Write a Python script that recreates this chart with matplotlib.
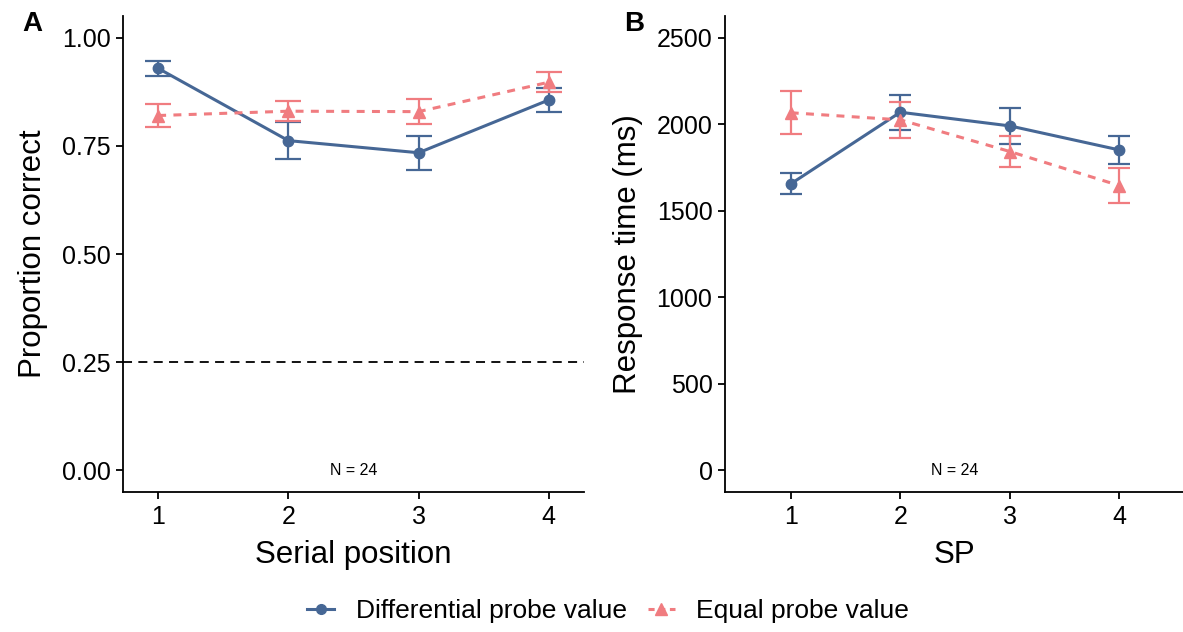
import matplotlib
matplotlib.use("Agg")
import matplotlib.pyplot as plt
from matplotlib.lines import Line2D
import numpy as np

plt.rcParams['font.family'] = ['Liberation Sans', 'DejaVu Sans']

# ---- data ----
serial_pos = [1, 2, 3, 4]
acc_diff = [0.929, 0.762, 0.734, 0.856]
acc_diff_se = [0.018, 0.042, 0.039, 0.028]
acc_equal = [0.820, 0.830, 0.829, 0.897]
acc_equal_se = [0.027, 0.023, 0.029, 0.023]
rt_diff = [1655, 2069, 1990, 1851]
rt_diff_se = [61, 100, 106, 80]
rt_equal = [2066, 2025, 1842, 1645]
rt_equal_se = [125, 105, 90, 100]
chance_level = 0.25
n_label = "N = 24"
series_names = ["Differential probe value", "Equal probe value"]

blue = '#466795'
pink = '#F07C80'

W, H = 1183, 632
fig = plt.figure(figsize=(W / 100, H / 100), dpi=100)

def axes_px(l, r, t, b):
    return fig.add_axes([l / W, 1 - b / H, (r - l) / W, (b - t) / H])

axA = axes_px(123, 584, 16, 492)
axB = axes_px(725, 1183, 16, 492)

def draw_series(ax, x, y, se, color, ls, marker, msize, capw):
    x = np.asarray(x, float); y = np.asarray(y, float); se = np.asarray(se, float)
    ax.vlines(x, y - se, y + se, color=color, lw=1.6, zorder=2)
    ax.hlines(y - se, x - capw, x + capw, color=color, lw=1.6, zorder=2)
    ax.hlines(y + se, x - capw, x + capw, color=color, lw=1.6, zorder=2)
    line, = ax.plot(x, y, color=color, lw=2.2, zorder=3)
    if ls == 'dashed':
        line.set_dashes((2.6, 2.4))
    ax.plot(x, y, ls='none', marker=marker, ms=msize, color=color, zorder=4)

def style(ax):
    for s in ['top', 'right']:
        ax.spines[s].set_visible(False)
    for s in ['left', 'bottom']:
        ax.spines[s].set_linewidth(1.3)
    ax.tick_params(axis='both', length=5, width=1.3, labelsize=18, color='black',
                   labelcolor='black', pad=4)

# Panel A
draw_series(axA, serial_pos, acc_diff, acc_diff_se, blue, 'solid', 'o', 7.5, 0.1)
draw_series(axA, serial_pos, acc_equal, acc_equal_se, pink, 'dashed', '^', 8.5, 0.1)
axA.axhline(chance_level, color='black', lw=1.3, dashes=(5, 3.5), zorder=1)
axA.set_xlim(0.73, 4.27)
axA.set_ylim(-0.05, 1.05)
axA.set_xticks(serial_pos)
axA.set_yticks([0, 0.25, 0.5, 0.75, 1.0])
axA.set_yticklabels(['0.00', '0.25', '0.50', '0.75', '1.00'])
axA.set_xlabel('Serial position', fontsize=22.5, labelpad=8)
axA.set_ylabel('Proportion correct', fontsize=22.5, labelpad=10)
axA.text(2.5, 0.0, n_label, ha='center', va='center', fontsize=11.5)
style(axA)

# Panel B
draw_series(axB, serial_pos, rt_diff, rt_diff_se, blue, 'solid', 'o', 7.5, 0.1)
draw_series(axB, serial_pos, rt_equal, rt_equal_se, pink, 'dashed', '^', 8.5, 0.1)
axB.set_xlim(0.4, 4.58)
axB.set_ylim(-125, 2625)
axB.set_xticks(serial_pos)
axB.set_yticks([0, 500, 1000, 1500, 2000, 2500])
axB.set_xlabel('SP', fontsize=22.5, labelpad=8)
axB.set_ylabel('Response time (ms)', fontsize=22.5, labelpad=10)
axB.text(2.5, 0, n_label, ha='center', va='center', fontsize=11.5)
style(axB)

fig.text(22 / W, 1 - 24 / H, 'A', fontsize=20, fontweight='bold', va='center', ha='left')
fig.text(624 / W, 1 - 24 / H, 'B', fontsize=20, fontweight='bold', va='center', ha='left')

h1 = Line2D([], [], color=blue, lw=2.2, marker='o', ms=7)
h2 = Line2D([], [], color=pink, lw=2.2, marker='^', ms=8, dashes=(2.0, 1.5))
fig.legend([h1, h2], series_names, loc='center', bbox_to_anchor=(608 / W, 1 - 611 / H),
           ncol=2, frameon=False, fontsize=19, handlelength=1.05, columnspacing=0.8,
           handletextpad=0.8)

fig.savefig('out.png', dpi=100)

┄┄┄┄┄┄

* [Aim]:
From the first line above to the line containing "plt.rcParams['font.family'] = ['Liberation", repeat each line exactly. Pictures stay out.

* [Solved problem]:
Write a Python script that recreates this chart with matplotlib.
import matplotlib
matplotlib.use("Agg")
import matplotlib.pyplot as plt
from matplotlib.lines import Line2D
import numpy as np

plt.rcParams['font.family'] = ['Liberation Sans', 'DejaVu Sans']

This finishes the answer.